## Aim
From the listing below, restate word for word the lines from the line containing "Give me the Plotly.js source for this chart." down through the line containing "</script></body></html>". Exclude pictures.

## Provided entries
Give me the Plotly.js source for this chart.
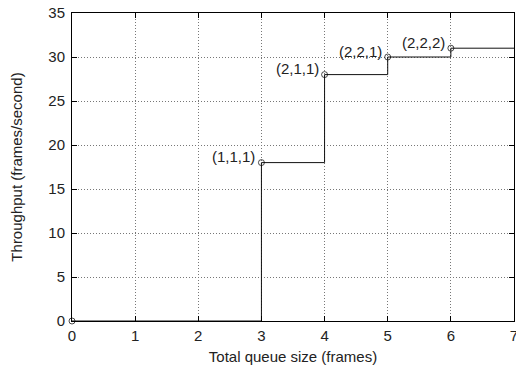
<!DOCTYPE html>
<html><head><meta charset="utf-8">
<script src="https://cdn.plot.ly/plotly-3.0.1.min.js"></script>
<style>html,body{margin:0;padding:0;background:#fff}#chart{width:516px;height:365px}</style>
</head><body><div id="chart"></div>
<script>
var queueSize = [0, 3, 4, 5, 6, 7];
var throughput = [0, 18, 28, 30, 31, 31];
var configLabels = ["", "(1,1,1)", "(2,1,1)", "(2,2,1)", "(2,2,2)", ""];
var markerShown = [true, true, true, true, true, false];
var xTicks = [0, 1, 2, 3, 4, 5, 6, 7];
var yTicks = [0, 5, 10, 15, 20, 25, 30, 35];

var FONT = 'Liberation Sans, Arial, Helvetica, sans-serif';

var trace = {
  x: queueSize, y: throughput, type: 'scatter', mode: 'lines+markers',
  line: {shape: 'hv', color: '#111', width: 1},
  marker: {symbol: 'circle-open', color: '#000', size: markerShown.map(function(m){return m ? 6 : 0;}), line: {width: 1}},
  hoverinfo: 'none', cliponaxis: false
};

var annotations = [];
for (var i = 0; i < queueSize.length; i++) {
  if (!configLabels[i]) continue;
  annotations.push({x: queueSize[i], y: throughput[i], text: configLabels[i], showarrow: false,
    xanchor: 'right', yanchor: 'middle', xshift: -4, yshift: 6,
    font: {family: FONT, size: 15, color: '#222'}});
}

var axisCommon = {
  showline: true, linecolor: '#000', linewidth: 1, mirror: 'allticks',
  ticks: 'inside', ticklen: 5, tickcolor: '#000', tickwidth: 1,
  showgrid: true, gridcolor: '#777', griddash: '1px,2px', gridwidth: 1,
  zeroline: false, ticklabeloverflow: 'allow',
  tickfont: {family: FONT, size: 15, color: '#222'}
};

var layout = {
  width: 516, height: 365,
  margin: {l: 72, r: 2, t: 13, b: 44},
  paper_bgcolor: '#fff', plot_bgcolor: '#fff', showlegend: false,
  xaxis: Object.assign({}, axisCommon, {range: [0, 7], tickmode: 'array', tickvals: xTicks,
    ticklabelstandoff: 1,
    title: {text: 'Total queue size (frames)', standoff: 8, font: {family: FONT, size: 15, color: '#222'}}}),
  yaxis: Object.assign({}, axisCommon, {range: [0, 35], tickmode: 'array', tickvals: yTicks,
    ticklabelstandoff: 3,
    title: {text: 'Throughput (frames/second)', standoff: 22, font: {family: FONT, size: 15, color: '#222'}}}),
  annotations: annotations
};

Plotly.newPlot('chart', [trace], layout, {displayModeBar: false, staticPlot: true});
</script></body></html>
==
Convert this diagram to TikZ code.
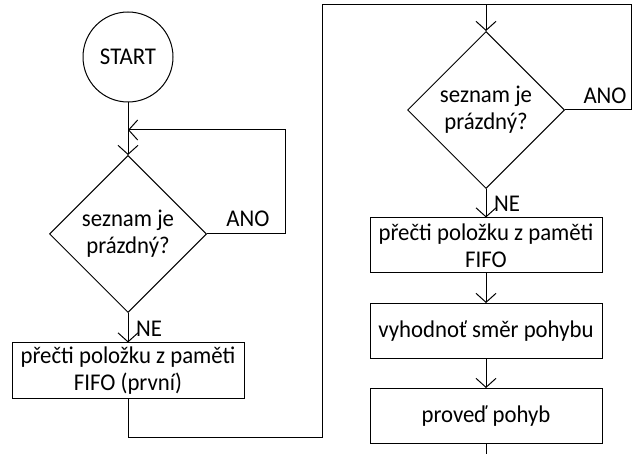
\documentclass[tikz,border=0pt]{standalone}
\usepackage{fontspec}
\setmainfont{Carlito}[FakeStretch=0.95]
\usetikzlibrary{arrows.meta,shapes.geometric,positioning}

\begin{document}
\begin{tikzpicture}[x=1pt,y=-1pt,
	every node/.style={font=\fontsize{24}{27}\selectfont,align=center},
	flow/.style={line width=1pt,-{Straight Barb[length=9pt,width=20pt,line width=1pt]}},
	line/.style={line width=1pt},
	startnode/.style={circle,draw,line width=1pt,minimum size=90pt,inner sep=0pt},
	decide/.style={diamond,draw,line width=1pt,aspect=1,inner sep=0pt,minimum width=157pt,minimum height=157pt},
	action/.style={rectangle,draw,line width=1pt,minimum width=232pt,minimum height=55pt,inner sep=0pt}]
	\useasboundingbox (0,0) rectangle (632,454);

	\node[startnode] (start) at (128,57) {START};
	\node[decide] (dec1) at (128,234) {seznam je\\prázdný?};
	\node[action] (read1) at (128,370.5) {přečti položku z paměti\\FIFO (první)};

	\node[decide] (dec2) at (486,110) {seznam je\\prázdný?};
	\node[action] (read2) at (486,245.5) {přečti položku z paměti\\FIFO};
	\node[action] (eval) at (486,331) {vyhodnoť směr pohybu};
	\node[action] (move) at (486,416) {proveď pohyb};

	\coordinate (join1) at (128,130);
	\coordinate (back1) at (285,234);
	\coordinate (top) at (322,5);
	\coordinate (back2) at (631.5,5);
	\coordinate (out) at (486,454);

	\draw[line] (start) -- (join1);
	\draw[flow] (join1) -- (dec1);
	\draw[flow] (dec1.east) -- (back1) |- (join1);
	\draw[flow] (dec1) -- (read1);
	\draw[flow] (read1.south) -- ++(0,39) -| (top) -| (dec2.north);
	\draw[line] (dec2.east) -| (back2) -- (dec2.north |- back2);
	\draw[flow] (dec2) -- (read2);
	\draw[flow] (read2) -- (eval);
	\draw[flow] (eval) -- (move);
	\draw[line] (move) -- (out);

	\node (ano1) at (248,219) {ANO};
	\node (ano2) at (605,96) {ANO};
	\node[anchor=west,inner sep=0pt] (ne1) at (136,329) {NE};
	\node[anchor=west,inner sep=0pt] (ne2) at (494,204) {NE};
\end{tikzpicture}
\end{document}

## Answer for the task
Give me the Plotly.js source for this chart.
<!DOCTYPE html>
<html><head><meta charset="utf-8">
<script src="https://cdn.plot.ly/plotly-3.0.1.min.js"></script>
<style>html,body{margin:0;padding:0;background:#fff}#chart{width:516px;height:365px}</style>
</head><body><div id="chart"></div>
<script>
var queueSize = [0, 3, 4, 5, 6, 7];
var throughput = [0, 18, 28, 30, 31, 31];
var configLabels = ["", "(1,1,1)", "(2,1,1)", "(2,2,1)", "(2,2,2)", ""];
var markerShown = [true, true, true, true, true, false];
var xTicks = [0, 1, 2, 3, 4, 5, 6, 7];
var yTicks = [0, 5, 10, 15, 20, 25, 30, 35];

var FONT = 'Liberation Sans, Arial, Helvetica, sans-serif';

var trace = {
  x: queueSize, y: throughput, type: 'scatter', mode: 'lines+markers',
  line: {shape: 'hv', color: '#111', width: 1},
  marker: {symbol: 'circle-open', color: '#000', size: markerShown.map(function(m){return m ? 6 : 0;}), line: {width: 1}},
  hoverinfo: 'none', cliponaxis: false
};

var annotations = [];
for (var i = 0; i < queueSize.length; i++) {
  if (!configLabels[i]) continue;
  annotations.push({x: queueSize[i], y: throughput[i], text: configLabels[i], showarrow: false,
    xanchor: 'right', yanchor: 'middle', xshift: -4, yshift: 6,
    font: {family: FONT, size: 15, color: '#222'}});
}

var axisCommon = {
  showline: true, linecolor: '#000', linewidth: 1, mirror: 'allticks',
  ticks: 'inside', ticklen: 5, tickcolor: '#000', tickwidth: 1,
  showgrid: true, gridcolor: '#777', griddash: '1px,2px', gridwidth: 1,
  zeroline: false, ticklabeloverflow: 'allow',
  tickfont: {family: FONT, size: 15, color: '#222'}
};

var layout = {
  width: 516, height: 365,
  margin: {l: 72, r: 2, t: 13, b: 44},
  paper_bgcolor: '#fff', plot_bgcolor: '#fff', showlegend: false,
  xaxis: Object.assign({}, axisCommon, {range: [0, 7], tickmode: 'array', tickvals: xTicks,
    ticklabelstandoff: 1,
    title: {text: 'Total queue size (frames)', standoff: 8, font: {family: FONT, size: 15, color: '#222'}}}),
  yaxis: Object.assign({}, axisCommon, {range: [0, 35], tickmode: 'array', tickvals: yTicks,
    ticklabelstandoff: 3,
    title: {text: 'Throughput (frames/second)', standoff: 22, font: {family: FONT, size: 15, color: '#222'}}}),
  annotations: annotations
};

Plotly.newPlot('chart', [trace], layout, {displayModeBar: false, staticPlot: true});
</script></body></html>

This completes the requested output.